Doing the Work

Faculty Research

Sameena Azhar Wins 2021 Feminist Scholarship Award


Congratulations to Assistant Professor Sameena Azhar, Ph.D., who was recently awarded the 2021 Distinguished Feminist Scholarship and Praxis in Social Work Award from Affilia: Feminist Inquiry in Social Work! Professor Azhar earned the award for her article ‘You’re So Exotic Looking:’ An Intersectional Analysis of Asian and Pacific Islander Stereotypes.

The article, which was also featured in The Washington Post, “applies critical race theory’s concept of intersectionality to analyze the experiences of discrimination among Asian Americans and Pacific Islanders (APIs) in the United States, across race, gender, and sexuality.”

Azhar and her colleagues collected tweets from Oct. 2016 through Dec. 2017 using the hashtag #thisis2016. The data (over 3,000 tweets) was then coded by four members of the research team — all of whom identified as Asian American female social workers.

The results of Azhar’s article are written as follows:

“We identified six recurring themes regarding the intersecting positionalities of gender and sexuality for APIs: (1) API women are perceived to be exotic and are overtly sexualized, (2) API women are expected to be passive, (3) API men are perceived to be weak and asexual, (4) Both API men and women are the objects of racialized violence and sexual harassment, (5) Queer APIs have unique experiences of sexualized harassment and violence, and (6) APIs are the subjects of neocolonialist attitudes.

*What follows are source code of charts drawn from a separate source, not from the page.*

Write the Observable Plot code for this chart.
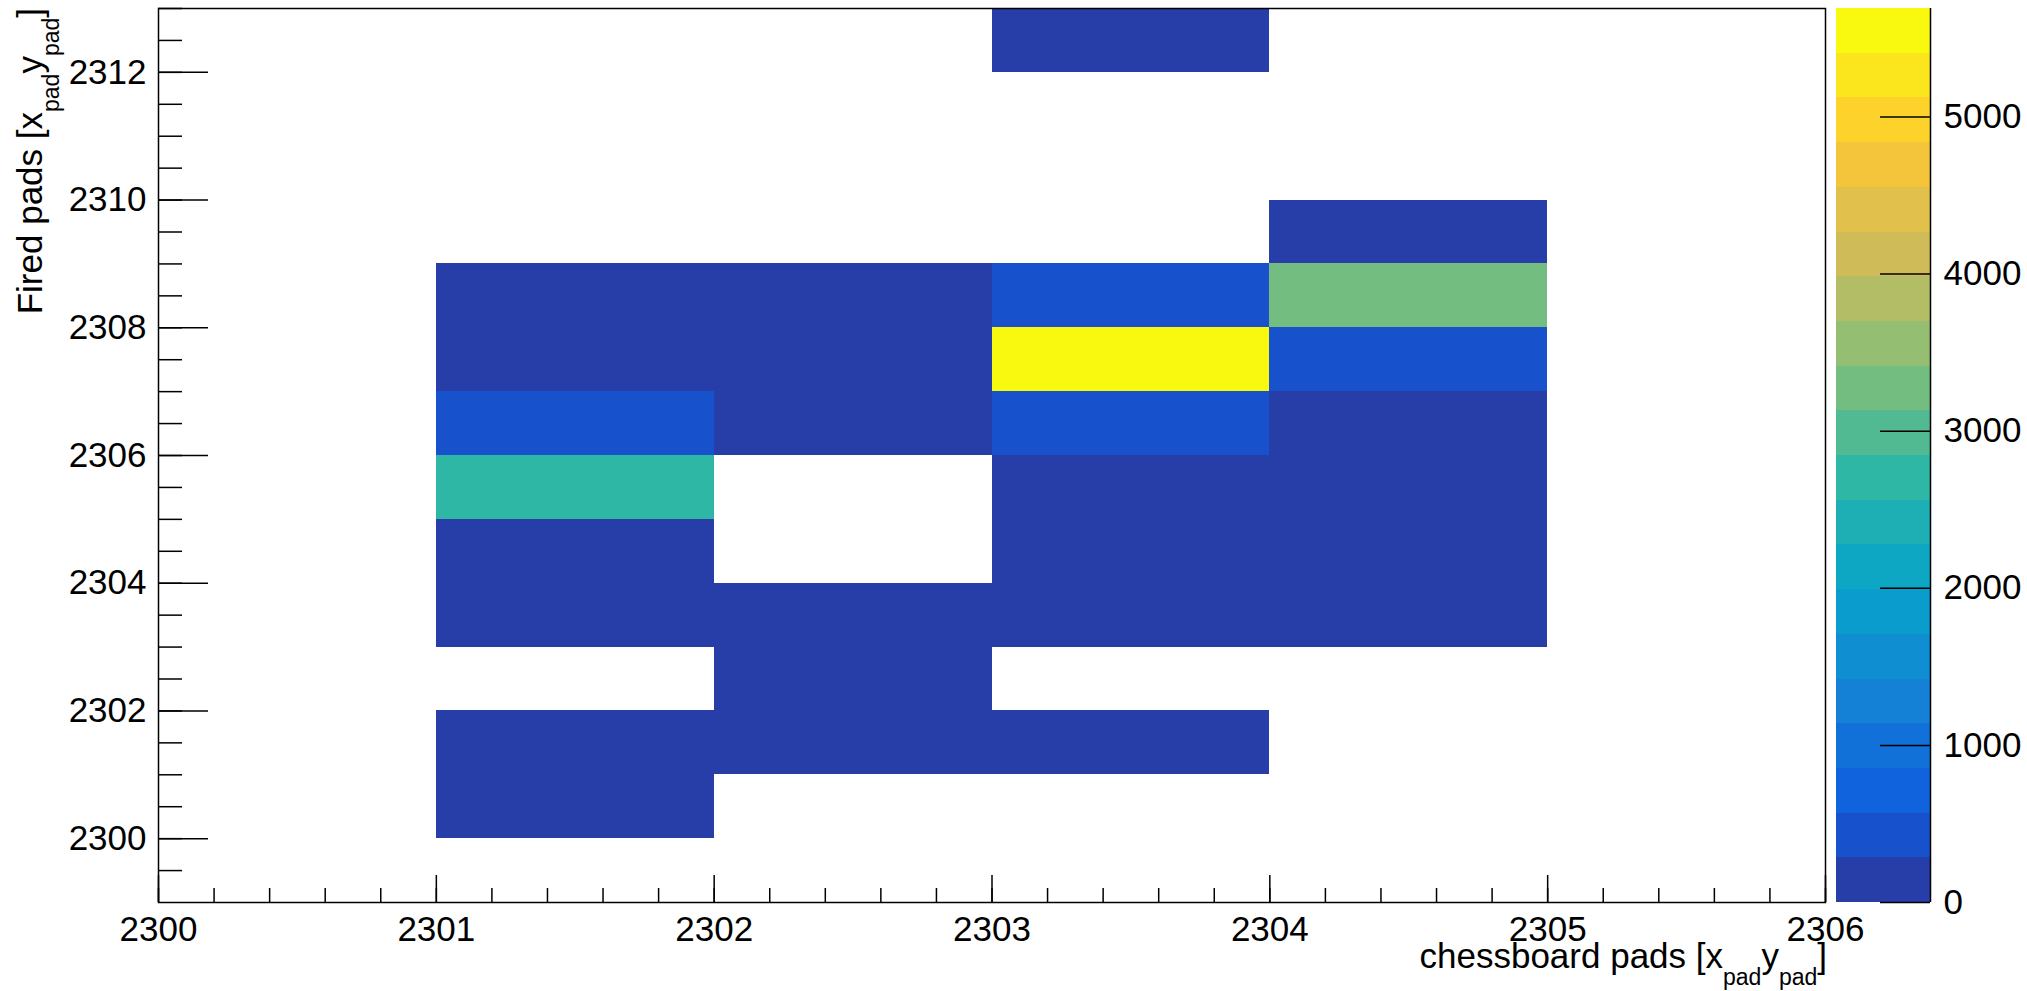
<!DOCTYPE html>
<html>
<head>
<meta charset="utf-8">
<script src="https://cdn.jsdelivr.net/npm/d3@7"></script>
<script src="https://cdn.jsdelivr.net/npm/@observablehq/plot@0.6"></script>
<style>
  html, body { margin: 0; padding: 0; background: #fff; }
  #chart { position: relative; width: 2027px; height: 991px; overflow: hidden; }
  #chart svg { position: absolute; top: 0; overflow: visible !important; }
</style>
</head>
<body>
<div id="chart"></div>
<script>
// ---- Data: bin lower edges (x, y) and bin contents ----
const padX = [
  2303,
  2304,
  2301, 2302, 2303, 2304,
  2301, 2302, 2303, 2304,
  2301, 2302, 2303, 2304,
  2301, 2303, 2304,
  2301, 2303, 2304,
  2301, 2302, 2303, 2304,
  2302,
  2301, 2302, 2303,
  2301
];
const padY = [
  2312,
  2309,
  2308, 2308, 2308, 2308,
  2307, 2307, 2307, 2307,
  2306, 2306, 2306, 2306,
  2305, 2305, 2305,
  2304, 2304, 2304,
  2303, 2303, 2303, 2303,
  2302,
  2301, 2301, 2301,
  2300
];
const counts = [
  150,
  150,
  150, 150, 420, 3250,
  150, 150, 5690, 420,
  420, 150, 420, 150,
  2700, 150, 150,
  150, 150, 150,
  150, 150, 150, 150,
  150,
  150, 150, 150,
  150
];

// ---- Axes / tick labels ----
const xTickLabels = [2300, 2301, 2302, 2303, 2304, 2305, 2306];
const yTickLabels = [2300, 2302, 2304, 2306, 2308, 2310, 2312];
const zTickLabels = [0, 1000, 2000, 3000, 4000, 5000];
const xDomain = [2300, 2306];
const yDomain = [2299, 2313];
const xTitle = ["chessboard pads [x", "pad", "y", "pad", "]"];
const yTitle = ["Fired pads [x", "pad", "y", "pad", "]"];

// ---- Style: ROOT kBird palette, 20 contour levels ----
const birdStops = [0.0000, 0.1250, 0.2500, 0.3750, 0.5000, 0.6250, 0.7500, 0.8750, 1.0000];
const birdRed   = [0.2082, 0.0592, 0.0780, 0.0232, 0.1802, 0.5301, 0.8186, 0.9956, 0.9764];
const birdGreen = [0.1664, 0.3599, 0.5041, 0.6419, 0.7178, 0.7492, 0.7328, 0.7862, 0.9832];
const birdBlue  = [0.5293, 0.8684, 0.8385, 0.7914, 0.6425, 0.4662, 0.3499, 0.1968, 0.0539];
const nContours = 20;
const nPalette = 255;

function bird(t) {
  let g = 0;
  while (g < birdStops.length - 2 && t > birdStops[g + 1]) g++;
  const f = (t - birdStops[g]) / (birdStops[g + 1] - birdStops[g]);
  const c = (a) => Math.round(255 * (a[g] + (a[g + 1] - a[g]) * f));
  return d3.rgb(c(birdRed), c(birdGreen), c(birdBlue)).formatHex();
}
const bandColors = d3.range(nContours).map(k =>
  bird(Math.floor((k + 0.99) * nPalette / nContours) / nPalette));

const zMax = d3.max(counts);
const zThresholds = d3.range(1, nContours).map(k => k * zMax / nContours);
const colorScale = { type: "threshold", domain: zThresholds, range: bandColors };

const FONT = "'Liberation Sans', Arial, Helvetica, sans-serif";
const FS = 35;

const cells = padX.map((x, i) => ({ x, y: padY[i], n: counts[i] }));

// ---- Main plot geometry ----
const W = 1830, H = 991, mL = 158, mR = 5, mT = 8, mB = 89;
const innerW = W - mL - mR, innerH = H - mT - mB;
const xMajorLen = 27, xMinorLen = 14, yMajorLen = 50, yMinorLen = 24;
const xMinor = d3.range(0, 31).map(i => xDomain[0] + i * 0.2);
const yMinor = d3.range(0, 28).map(i => yDomain[0] + 0.5 + i * 0.5);

const main = Plot.plot({
  width: W, height: H,
  marginLeft: mL, marginRight: mR, marginTop: mT, marginBottom: mB,
  style: { fontFamily: FONT, background: "transparent", color: "black", overflow: "visible" },
  x: { domain: xDomain },
  y: { domain: yDomain },
  color: colorScale,
  marks: [
    Plot.rect(cells, {
      x1: "x", x2: d => d.x + 1, y1: "y", y2: d => d.y + 1,
      fill: "n", shapeRendering: "crispEdges"
    }),
    Plot.ruleX(xMinor, { x: d => d, insetTop: innerH - xMinorLen, stroke: "black", strokeWidth: 1.5 }),
    Plot.ruleX(xTickLabels, { x: d => d, insetTop: innerH - xMajorLen, stroke: "black", strokeWidth: 1.5 }),
    Plot.ruleY(yMinor, { y: d => d, insetRight: innerW - yMinorLen, stroke: "black", strokeWidth: 1.5 }),
    Plot.ruleY(yTickLabels, { y: d => d, insetRight: innerW - yMajorLen, stroke: "black", strokeWidth: 1.5 }),
    Plot.frame({ stroke: "black", strokeWidth: 1.5 }),
    Plot.axisX(xTickLabels, { tickSize: 0, tickPadding: 14, fontSize: FS, tickFormat: d => String(d), label: null }),
    Plot.axisY(yTickLabels, { tickSize: 0, tickPadding: 12, fontSize: FS, tickFormat: d => String(d), label: null })
  ]
});
main.style.left = "0px";
document.getElementById("chart").appendChild(main);

// Axis titles with subscripts
const svgMain = d3.select(main);
function addTitle(sel, parts) {
  const subFs = 23, drop = 17;
  sel.append("tspan").text(parts[0]);
  sel.append("tspan").attr("font-size", subFs).attr("dy", drop).text(parts[1]);
  sel.append("tspan").attr("dy", -drop).text(parts[2]);
  sel.append("tspan").attr("font-size", subFs).attr("dy", drop).text(parts[3]);
  sel.append("tspan").attr("dy", -drop).text(parts[4]);
}
const xt = svgMain.append("text")
  .attr("x", W - 3).attr("y", 968)
  .attr("text-anchor", "end")
  .attr("font-family", FONT).attr("font-size", FS).attr("fill", "black");
addTitle(xt, xTitle);
const yt = svgMain.append("text")
  .attr("transform", `translate(42,${mT}) rotate(-90)`)
  .attr("text-anchor", "end")
  .attr("font-family", FONT).attr("font-size", FS).attr("fill", "black");
addTitle(yt, yTitle);

// ---- Colour bar ----
const bands = d3.range(nContours).map(k => ({
  lo: k * zMax / nContours, hi: (k + 1) * zMax / nContours
}));
const cbLeft = 1830, cbW = 2027 - cbLeft, cbML = 6, cbMR = 97;
const cbInner = cbW - cbML - cbMR;
const bar = Plot.plot({
  width: cbW, height: H,
  marginLeft: cbML, marginRight: cbMR, marginTop: mT, marginBottom: mB,
  style: { fontFamily: FONT, background: "transparent", color: "black", overflow: "visible" },
  x: { domain: [0, 1], axis: null },
  y: { domain: [0, zMax] },
  color: colorScale,
  marks: [
    Plot.rect(bands, {
      x1: () => 0, x2: () => 1, y1: "lo", y2: "hi",
      fill: d => (d.lo + d.hi) / 2, shapeRendering: "crispEdges"
    }),
    Plot.ruleY(zTickLabels, { y: d => d, insetLeft: cbInner - 50, stroke: "black", strokeWidth: 1.5 }),
    Plot.ruleX([1], { x: d => d, stroke: "black", strokeWidth: 1.5 }),
    Plot.axisY(zTickLabels, { anchor: "right", tickSize: 0, tickPadding: 13, fontSize: FS, tickFormat: d => String(d), label: null })
  ]
});
bar.style.left = cbLeft + "px";
document.getElementById("chart").appendChild(bar);
</script>
</body>
</html>
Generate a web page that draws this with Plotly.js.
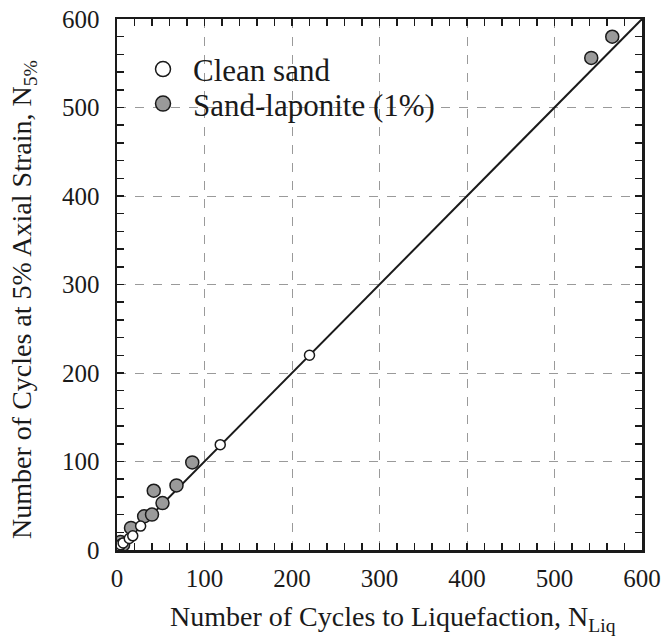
<!DOCTYPE html>
<html>
<head>
<meta charset="utf-8">
<script src="https://cdn.plot.ly/plotly-3.0.1.min.js"></script>
<style>
  html, body { margin: 0; padding: 0; background: #fff; }
  #chart { width: 665px; height: 637px; }
  svg text, svg tspan { font-family: "Liberation Serif", "Times New Roman", serif !important; }
</style>
</head>
<body>
<div id="chart"></div>
<script>
// Cycles to liquefaction (N_Liq) vs cycles to 5% axial strain (N_5%)
const cleanNLiq = [2, 4, 7, 14, 18, 27, 118, 220];
const cleanN5 = [2, 6, 8, 13, 16, 27, 119, 220];

const lapNLiq = [4, 7, 16, 31, 40, 42, 52, 68, 86, 542, 566];
const lapN5 = [9, 6, 25, 38, 40, 67, 53, 73, 99, 556, 580];

// 1:1 reference line
const lineX = [0, 600];
const lineY = [0, 600];

const tickVals = [0, 100, 200, 300, 400, 500, 600];

const xTitle = 'Number of Cycles to Liquefaction, N<sub>Liq</sub>';
const yTitle = 'Number of Cycles at 5% Axial Strain, N<sub>5%</sub>';

const serif = '"Liberation Serif", "Times New Roman", serif';
const ink = '#1a1a1a';

const traces = [
  {
    x: lineX, y: lineY, mode: 'lines', type: 'scatter',
    line: { color: ink, width: 2 }, showlegend: false, hoverinfo: 'skip'
  },
  {
    x: lapNLiq, y: lapN5, mode: 'markers', type: 'scatter',
    name: 'Sand-laponite (1%)', showlegend: false,
    marker: { size: 13, color: '#9a9a9a', line: { color: ink, width: 1.5 } }
  },
  {
    x: cleanNLiq, y: cleanN5, mode: 'markers', type: 'scatter',
    name: 'Clean sand', showlegend: false,
    marker: { size: 10, color: '#ffffff', line: { color: ink, width: 1.5 } }
  },
  // legend entries
  {
    x: [null], y: [null], mode: 'markers', type: 'scatter', name: 'Clean sand',
    legend: 'legend',
    marker: { size: 15, color: '#ffffff', line: { color: ink, width: 1.5 } }
  },
  {
    x: [null], y: [null], mode: 'markers', type: 'scatter', name: 'Sand-laponite (1%)',
    legend: 'legend2',
    marker: { size: 15, color: '#9a9a9a', line: { color: ink, width: 1.5 } }
  }
];

const axisCommon = {
  range: [0, 600],
  tickvals: tickVals,
  ticks: 'inside',
  ticklen: 7,
  tickwidth: 1.5,
  tickcolor: ink,
  minor: { dtick: 20, ticks: 'inside', ticklen: 7, tickwidth: 1.5, tickcolor: ink, showgrid: false },
  showline: true,
  linecolor: ink,
  linewidth: 2.5,
  mirror: 'allticks',
  showgrid: true,
  gridcolor: '#9a9a9a',
  gridwidth: 1,
  griddash: 'dash',
  zeroline: false,
  tickfont: { family: serif, size: 25, color: ink },
  fixedrange: true
};

const legendCommon = {
  xanchor: 'left', yanchor: 'middle',
  bgcolor: 'rgba(0,0,0,0)', borderwidth: 0,
  font: { family: serif, size: 31, color: ink },
  itemwidth: 50
};

const titleFont = { family: serif, size: 28, color: ink };

const layout = {
  width: 665,
  height: 637,
  margin: { l: 117, r: 23, t: 19, b: 87 },
  font: { family: serif, color: ink },
  paper_bgcolor: '#ffffff',
  plot_bgcolor: '#ffffff',
  showlegend: true,
  legend: Object.assign({}, legendCommon, { x: 0.0305, y: 0.905 }),
  legend2: Object.assign({}, legendCommon, { x: 0.0305, y: 0.84 }),
  // white panel behind the legend entries, hiding the grid there
  shapes: [{
    type: 'rect', xref: 'paper', yref: 'paper', layer: 'between',
    x0: 0.048, x1: 0.672, y0: 0.7815, y1: 1,
    fillcolor: '#ffffff', line: { width: 0 }
  }],
  // axis titles
  annotations: [
    {
      text: xTitle, xref: 'paper', yref: 'paper', x: 0.526, y: -0.129,
      xanchor: 'center', yanchor: 'middle', showarrow: false, font: titleFont
    },
    {
      text: yTitle, xref: 'paper', yref: 'paper', x: -0.178, y: 0.472,
      xanchor: 'center', yanchor: 'middle', showarrow: false, textangle: -90, font: titleFont
    }
  ],
  xaxis: Object.assign({}, axisCommon, { ticklabelstandoff: 4 }),
  yaxis: Object.assign({}, axisCommon, { ticklabelstandoff: 10 })
};

Plotly.newPlot('chart', traces, layout, { displayModeBar: false, staticPlot: true });
</script>
</body>
</html>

In the passages below, we will explore these themes in greater detail, providing the tweets exactly as they appeared on social media, maintaining any spelling or grammatical errors or instances of racial or sexual slurs."

Headshot of Sameena Azhar



Sameena Azhar, Ph.D., is an Assistant Professor at the Graduate School of Social Service. She has 18 years of clinical and research experience in the fields of mental health, substance abuse and HIV. Her research has been funded through the Council on Social Work Education's Minority Fellowship Program, the University of Chicago's Center for the Study of Gender and Sexuality, the Foreign Language and Area Studies Fellowship (FLAS) in Urdu through the U.S. Department of Education, Ford Foundation, and the HIV and Drug Abuse Prevention Research Ethics Training Institute (RETI) at Fordham University.